I've had this book sitting on my night stand for 2 months. I've been reading it slowly, just a few pages a night. Last night I finally sat down and finished it. It's not that I wasn't enjoying it. I've just had other things to do besides making time to enjoy a book. I'm glad I finished it because it's actually a pretty good book. The main character who tells the story is very similar to me. He's a teacher. He pains after the love of his life. And he deals with his friends problems more then his own until a time comes when they come through for him. You follow the story of a bunch of friends who make a deal to find love before the end of the year. Throughout the year you read about their dates and all the things that go on in their lives. The ending is a little predictable and comes on a little fast. It actually tightens things up just right though. I'd recommend this book to anyone who enjoys gay romantic comedy type stories. It's not the read of your life but I think you'd enjoy it. I'll be checking out a few of his other books.
Next up is Magical Thinking by Augusten Burroughs. I've read his 3 previous books and loved them all. I've been waiting for this one to come out for awhile. I got it while in the middle of reading the last book but decided to finish that one before jumping into this one. I've tried reading multiple books at the same time but it just doesn't work for me. I'm really looking forward to this book because when I was reading Dry and Running With Scissors I was dating Shawn. He and I were reading the books at the same time and had some great discussions about the books. Reading this one will bring back some nice memories even if we aren't together or even speaking anymore. Anyway, I really like the way Burroughs rights and completely enjoy his stories. I know I'll enjoy this book as well and wait with anticipation for his next.
From the publisher:
A contest of wills with a deranged cleaning lady. The execution of a rodent carried out with military precision and utter horror. Telemarketing revenge. A different kind of “roof work.” Dating an undertaker who drives a mini-van. This is the fabric of Augusten Burroughs's life: a collection of true stories that are universal in their appeal yet unabashedly intimate, stories that shine a flashlight into both dark and hilarious places.
I spent most of the day with my artist friend, Bob. We spent a few hours photographing a model we've both worked with in the past. We decided to learn a bit more about lighting and try using lights during our shoot. Some of my photos came out nice but others just didn't look right to me. We tried several different combinations of lights, amounts of light, and combinations of natural and artificial light. I've decided that I prefer natural light over artificial or studio light. It just looks more natural and captures skin tones more realistically to me.

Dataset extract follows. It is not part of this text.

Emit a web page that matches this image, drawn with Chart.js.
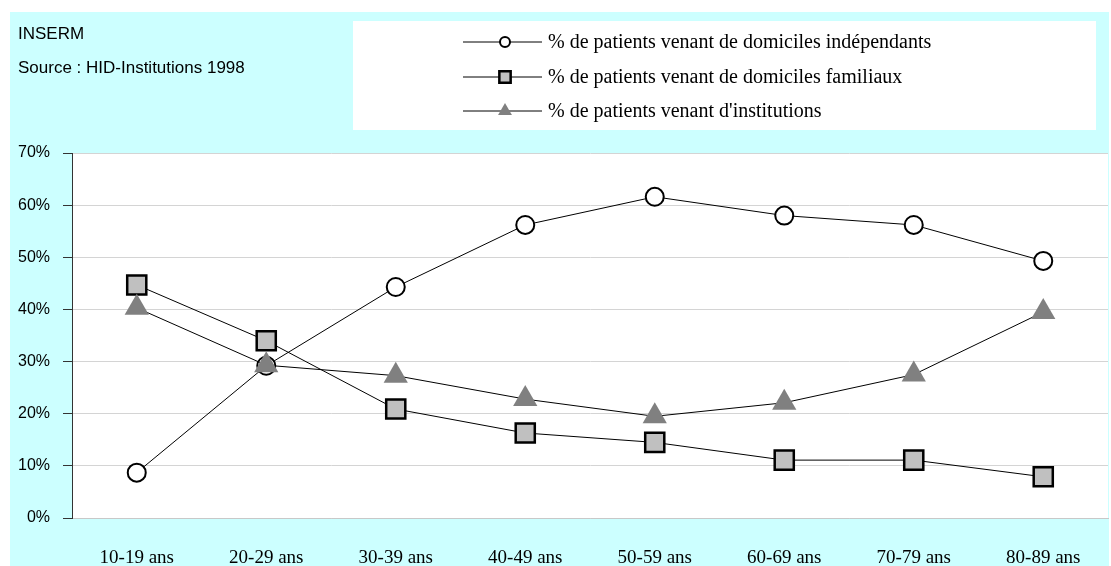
<!DOCTYPE html>
<html>
<head>
  <title>Origine des patients par âge</title>
  <style>
    body {
      margin: 0;
      padding: 0;
      background-color: #fff;
    }
    canvas {
      display: block;
    }
  </style>
</head>
<body>
<canvas id="patientChart" width="1111" height="566"></canvas>

<script src="https://cdn.jsdelivr.net/npm/chart.js"></script>
<script>
  // Données (en %)
  const ageGroups = ['10-19 ans', '20-29 ans', '30-39 ans', '40-49 ans', '50-59 ans', '60-69 ans', '70-79 ans', '80-89 ans'];
  const independants = [8.7, 29.2, 44.3, 56.2, 61.6, 58.0, 56.2, 49.3];
  const familiaux = [44.7, 34.0, 20.9, 16.3, 14.5, 11.1, 11.1, 7.9];
  const institutions = [40.3, 29.3, 27.3, 22.8, 19.5, 22.1, 27.5, 39.5];
  const seriesNames = [
    '% de patients venant de domiciles indépendants',
    '% de patients venant de domiciles familiaux',
    "% de patients venant d'institutions"
  ];
  const yMin = 0, yMax = 70, yStep = 10;

  const CYAN = '#ccffff';

  // Fond, textes source et légende
  const decorPlugin = {
    id: 'decor',
    beforeDraw(chart) {
      const ctx = chart.ctx;
      const a = chart.chartArea;
      ctx.save();
      ctx.fillStyle = '#fff';
      ctx.fillRect(0, 0, chart.width, chart.height);
      ctx.fillStyle = CYAN;
      ctx.fillRect(10, 12, 1099, 554);
      ctx.fillStyle = '#fff';
      ctx.fillRect(a.left, a.top, a.right - a.left, a.bottom - a.top);

      ctx.fillStyle = '#000';
      ctx.font = '17px "Liberation Sans", Arial, sans-serif';
      ctx.textBaseline = 'middle';
      ctx.fillText('INSERM', 18, 34);
      ctx.fillText('Source : HID-Institutions 1998', 18, 68);

      // boîte de légende
      ctx.fillStyle = '#fff';
      ctx.fillRect(353, 21, 743, 109);
      ctx.restore();
    },
    afterDraw(chart) {
      const ctx = chart.ctx;
      const rows = [42, 77, 111];
      ctx.save();
      chart.data.datasets.forEach((ds, i) => {
        const y = rows[i];
        ctx.strokeStyle = '#000';
        ctx.lineWidth = 1;
        ctx.beginPath();
        ctx.moveTo(463, y);
        ctx.lineTo(542, y);
        ctx.stroke();
        ctx.fillStyle = ds.pointBackgroundColor;
        ctx.strokeStyle = ds.pointBorderColor;
        ctx.lineWidth = ds.pointBorderWidth;
        Chart.helpers.drawPoint(ctx, {
          pointStyle: ds.pointStyle,
          radius: ds.legendRadius,
          borderWidth: ds.pointBorderWidth,
          rotation: 0
        }, 505, y);
        ctx.fillStyle = '#000';
        ctx.font = '20px "Liberation Serif", "Times New Roman", serif';
        ctx.textBaseline = 'middle';
        ctx.fillText(ds.label, 548, y + 1);
      });
      ctx.restore();
    }
  };

  const ctx = document.getElementById('patientChart').getContext('2d');
  new Chart(ctx, {
    type: 'line',
    data: {
      labels: ageGroups,
      datasets: [
        {
          label: seriesNames[0],
          data: independants,
          borderColor: '#000',
          borderWidth: 1,
          pointStyle: 'circle',
          pointRadius: 9,
          legendRadius: 5,
          pointBorderWidth: 2,
          pointBackgroundColor: '#fff',
          pointBorderColor: '#000',
          order: 2
        },
        {
          label: seriesNames[1],
          data: familiaux,
          borderColor: '#000',
          borderWidth: 1,
          pointStyle: 'rect',
          pointRadius: 13.5,
          legendRadius: 8,
          pointBorderWidth: 2.5,
          pointBackgroundColor: '#c0c0c0',
          pointBorderColor: '#000',
          order: 1
        },
        {
          label: seriesNames[2],
          data: institutions,
          borderColor: '#000',
          borderWidth: 1,
          pointStyle: 'triangle',
          pointRadius: 14,
          legendRadius: 8,
          pointBorderWidth: 0,
          pointBackgroundColor: '#808080',
          pointBorderColor: '#808080',
          order: 0
        }
      ]
    },
    options: {
      responsive: false,
      animation: false,
      layout: {
        autoPadding: false,
        padding: { top: 153, right: 3, left: 0, bottom: 0 }
      },
      plugins: {
        legend: { display: false },
        tooltip: { enabled: false }
      },
      scales: {
        x: {
          offset: true,
          grid: {
            drawOnChartArea: false,
            drawTicks: false
          },
          border: { color: '#c8c8c8' },
          ticks: {
            color: '#000',
            padding: 29,
            maxRotation: 0,
            autoSkip: false,
            font: { family: '"Liberation Serif", "Times New Roman", serif', size: 19 }
          },
          afterFit(s) { s.height = 48; }
        },
        y: {
          min: yMin,
          max: yMax,
          grid: {
            color: '#d4d4d4',
            tickColor: '#333',
            tickLength: 9
          },
          border: { color: '#333' },
          ticks: {
            stepSize: yStep,
            color: '#000',
            padding: 13,
            font: { family: '"Liberation Sans", Arial, sans-serif', size: 16 },
            callback: v => v + '%'
          },
          afterFit(s) { s.width = 72; }
        }
      }
    },
    plugins: [decorPlugin]
  });
</script>
</body>
</html>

While I take my photos and post them on my web page, Bob takes his and creates some amazing artwork with them. He is now selling some of his pieces on eBay. You can see them/bid on them here. I'm not sure exactly what the process is, but he takes the photos, prints them on special paper and then does some kind of transfer process. He brought some of his work with him to show me. And he gave me one extraordinary transfer. It's of a beautiful man who looks like an angel. It reminds me of a vintage photo. I'll definitely get this framed and hung in a special place. I predict Bob will become a popular artist in the gay world (even though he's straight) because so many of his prints include beautiful men. If you haven't seen his work, check out his web site and his eBay sales. I have a feeling you'll enjoy it.
Before Bob left, I became brave enough to pose nude for him to do a few sketches of me. I think he did a great job. Of course I really need to lose some more weight before I have him sketch me again. I won't be sharing those drawings. They are for my private collection.